Neben diesem strategischen Dilemma sind die der TTIP-Gegner auch durch den VW-Skandal argumentativ in die Defensive geraten. Denn ein Großteil der TTIP-Gegner warnt recht undifferenziert vor Verschlechterungen für Verbraucher,  Lohnabhängige etc.,  wenn die Verträge in Kraft treten. Dabei wurde gern übersehen, dass es beispielsweise beim Verbraucherschutz in den USA teilweise gesetzliche Rechte gibt, die auch für die EU ein Fortschritt wären. Das hat sich jetzt beim VW-Skandal gezeigt.

Selbst wirtschaftsnahen FDP-Politiker fällt auf, dass VW-Kunden in den USA rechtlich besser gestellt sind. Der niedersächsische Wirtschaftsminister Jürgen Bode wurde von einem Journalisten des Deutschlandfunk gefragt[3]: „Warum ist es eigentlich unmöglich, dass auch die deutschen Kunden so wie in den USA mit etwa 4.500 Euro entschädigt werden?“

Bode antwortet:

Das ist nicht unmöglich. Es ist scheinbar eine bewusste Entscheidung von Volkswagen, in Deutschland und Europa Kunden zweiter Klasse haben zu wollen, und ich bin schon überrascht, dass die Vertreter der Landesregierung im Aufsichtsrat auch auf Nachfrage erklärt haben, dass sie diese Position stützen.

Dass es sich dabei um unterschiedliche Verbraucherrechte in den USA und Deutschland handelt, erwähnt Bode natürlich nicht.
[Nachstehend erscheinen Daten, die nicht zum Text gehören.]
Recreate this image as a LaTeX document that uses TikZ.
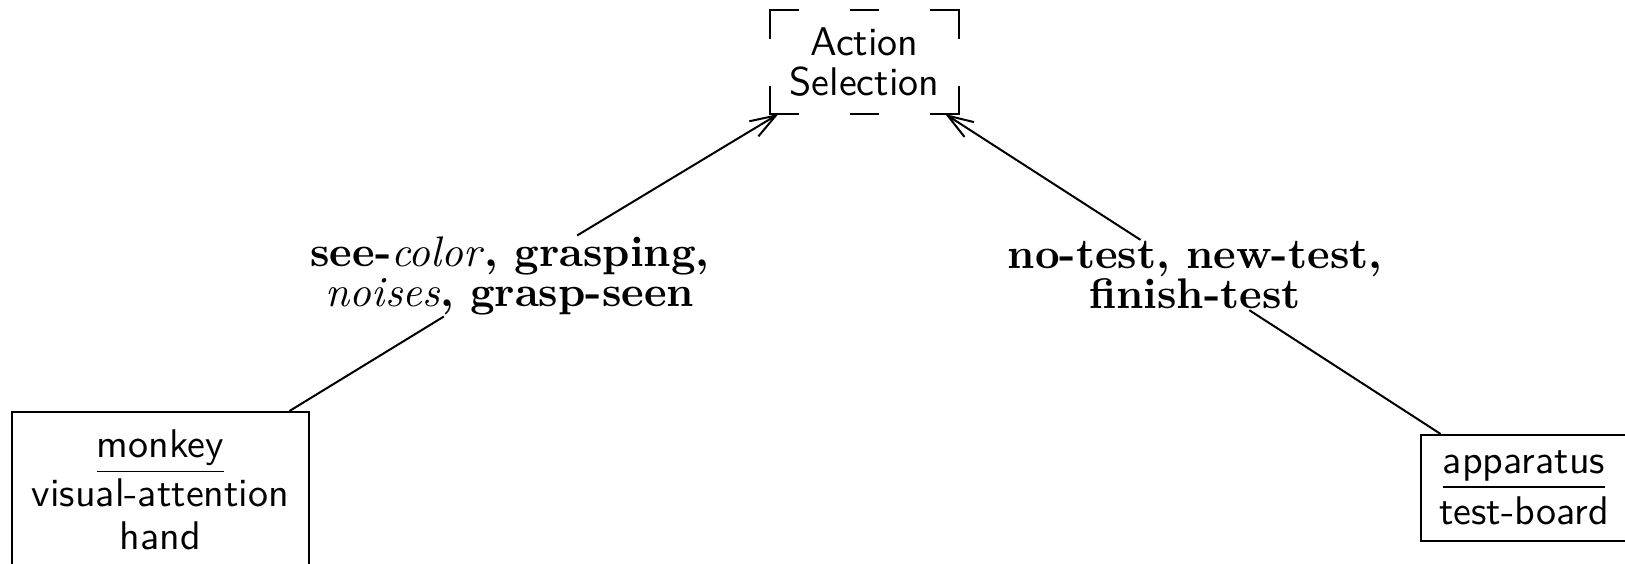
\documentclass[tikz,border=0pt]{standalone}
\usetikzlibrary{calc,arrows.meta}
\begin{document}
\begin{tikzpicture}[x=0.25pt,y=-0.25pt,line width=0.5pt,
  boxfont/.style={font=\sffamily\fontsize{10pt}{10pt}\selectfont},
  objbox/.style={draw,rectangle,align=center,inner sep=0pt,boxfont},
  actbox/.style={rectangle,align=center,inner sep=0pt,boxfont,
                 minimum width=46.75pt,minimum height=25.5pt},
  evlabel/.style={align=center,inner sep=0pt,
                  font=\bfseries\fontsize{10.7pt}{10.2pt}\selectfont},
  flow/.style={-{Straight Barb[length=6.4pt,width=4.4pt]}},
  arm/.style={line cap=butt}
]
\useasboundingbox (0,0) rectangle (1625,564);
\clip (0,0) rectangle (1625,564);

% action selection box (dashed outline drawn below)
\node[actbox] (act) at (864.5,62) {Action\\Selection};

% object boxes
\node[objbox,minimum width=74.25pt,minimum height=39pt] (monkey) at (160.5,490)
  {\underline{monkey}\\[0.2pt]visual-attention\\[0.7pt]hand};
\node[objbox,minimum width=51.5pt,minimum height=26.5pt] (app) at (1524,488)
  {\underline{apparatus}\\[0.8pt]test-board};

% event labels
\node[evlabel] (lab1) at (510,276)
  {see-\textmd{\textit{color}}, grasping,\\\textmd{\textit{noises}}, grasp-seen};
\node[evlabel] (lab2) at (1195,275)
  {no-test, new-test,\\finish-test};

% dashed outline of the action box: corner arms and a middle dash per long side
\draw[arm] ($(act.north west)+(0,29)$) -- (act.north west) -- ++(29,0);
\draw[arm] ($(act.north east)+(0,29)$) -- (act.north east) -- ++(-29,0);
\draw[arm] ($(act.south west)+(0,-28)$) -- (act.south west) -- ++(29,0);
\draw[arm] ($(act.south east)+(0,-28)$) -- (act.south east) -- ++(-29,0);
\draw[arm] ($(act.north)+(-14.5,0)$) -- ++(29,0);
\draw[arm] ($(act.south)+(-14.5,0)$) -- ++(29,0);

% connectors
\draw (monkey) -- (lab1);
\draw[flow] (lab1) -- (act);
\draw (app) -- (lab2);
\draw[flow] (lab2) -- (act);
\end{tikzpicture}
\end{document}
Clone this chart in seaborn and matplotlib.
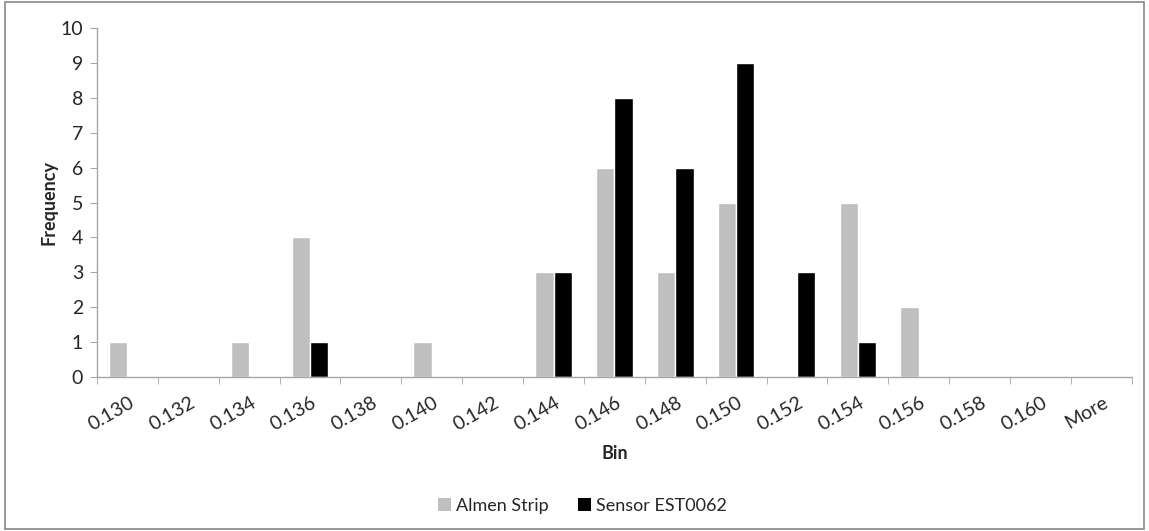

Der ehemalige grüne Bundesumweltminister Jürgen Trittin erwähnt diese Unterschiede zumindest in seinem Deutschlandfunk-Interview[4].

Wir haben ja gerade erlebt, dass in den USA die Rechte der Verbraucher und übrigens die Umwelt besser, effizienter geschützt wird als in Deutschland. In Deutschland haben wir eine Kommission eingesetzt durch Herrn Dobrindt, von der man lange nicht wusste, wer da drinsitzt und nun feststellt, die gibt es zwar, aber was die rausbekommen haben, das ist bis heute der Öffentlichkeit vorenthalten worden.

Müsste das nicht ein Umdenken bei dem Teil der TTIP-Kritiker bewirken, die keine Option in einer Präsidentschaft Trumps oder eines anderen konservativen Freihandelsgegners sehen? Wieso wird nicht die Forderung erhoben, dass dort, wo die Verbraucher- und Umweltrechte in den USA fortschrittlicher als an der EU sind, sich die Unterhändler an diesen orientieren sollen?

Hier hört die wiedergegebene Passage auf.